Second, it may sound odd for us to describe the Presbyterian Church (USA) as “vibrant and thriving.” All of the statistics and church analysts have been screaming otherwise for four decades now. Those stats and wonks are not wrong. There is a lot about the church that is anachronistic and longing for those past “glory days” is an exercise in futility. But, those things about the church that are “dead and dying” (my attempt to find the opposite of “vibrant and thriving”) help us to see the biblical distinction between wine and wineskins. I truly believe that God has called the church into being, not as the end all of God’s reign, but as a provisional witness to a new way of being in the world, empowered by God’s own Spirit at work in our lives. Because this is a shared and gathered movement of God’s Spirit, the church takes institutional shape along the way (despite whatever aversion we may have to the word “institution.”) Those institutional forms, the wineskins, must always be adapting to the fresh new wine that God is pouring out. That is hard work, because familiar institutions give us comfort. But, new wine is potent and has a tendency to burst through old, dried, shrunken wineskins. New wine is “vibrant and thriving,” and I experience NEXT Church as a place where we are intentionally focused on how the new wine of God’s Spirit is calling us to discover new wineskins that enable us to carry this life-giving Spirit to the world. 

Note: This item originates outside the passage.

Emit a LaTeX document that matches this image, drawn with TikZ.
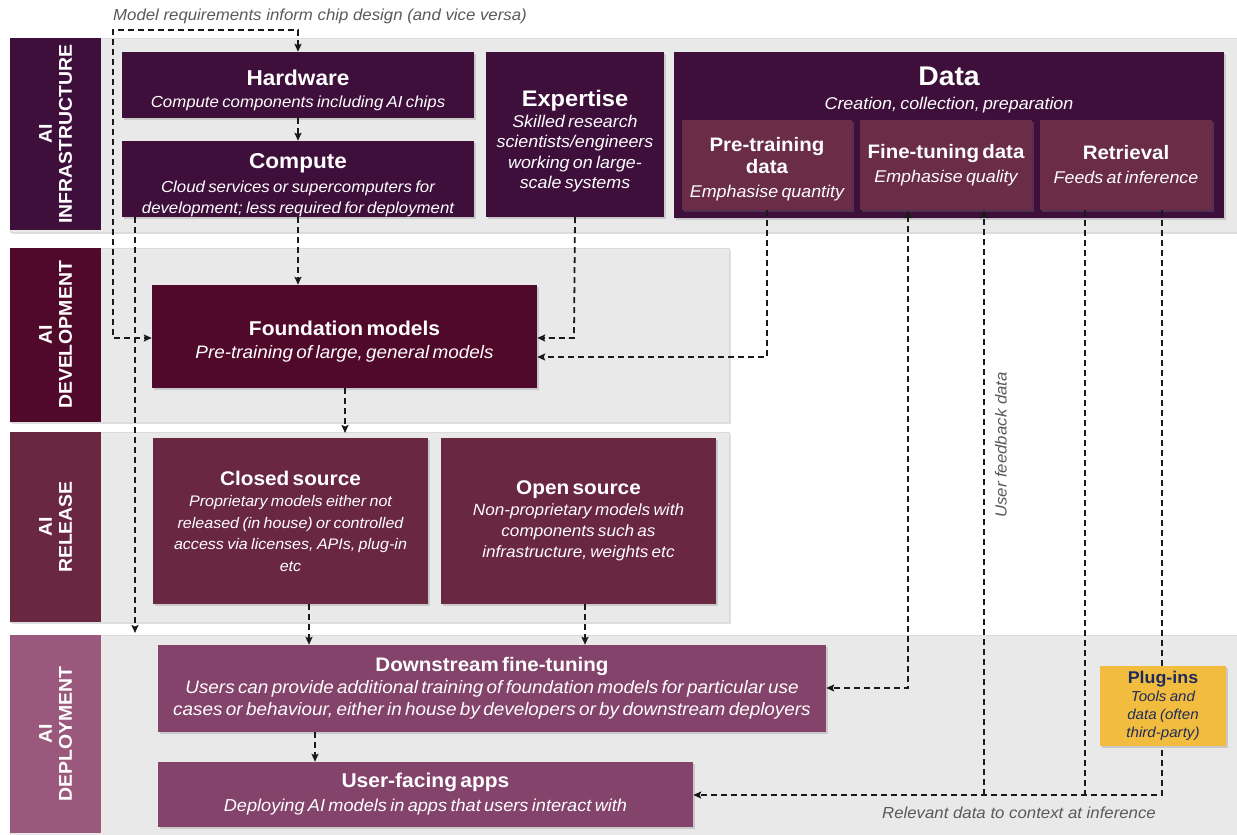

I don’t mean to beat the wine/skin metaphor to death. I just don’t know how else to describe how NEXT Church transforms me and calls me to a more enthusiastic embrace of what God is doing – even if it means that a cis-gendered, heterosexual, white, male, head-of-staff, large church pastor (I’m talking about me, by the way) needs to remember how to be a disciple in this conversation, not always the talking-head teacher. 

If you’d like to get a glimpse of a “vibrant and thriving” Presbyterian Church, click here, scroll down, and watch the video capture of the closing worship service. You’ll need to give yourself some time to savor each part. If you’d like to get a glimpse of the challenge of discarding the old wineskin in order to take up the new, click hereand scroll down to the keynote presentation by Tali Hairston. It is marvelous and challenging. 

Challenging. Now, there’s an apt descriptor for the NEXT Church annual gathering. As I continue to unfold some of the gifts that have been stuffed into my mind and heart, I will search for ways to share them with you.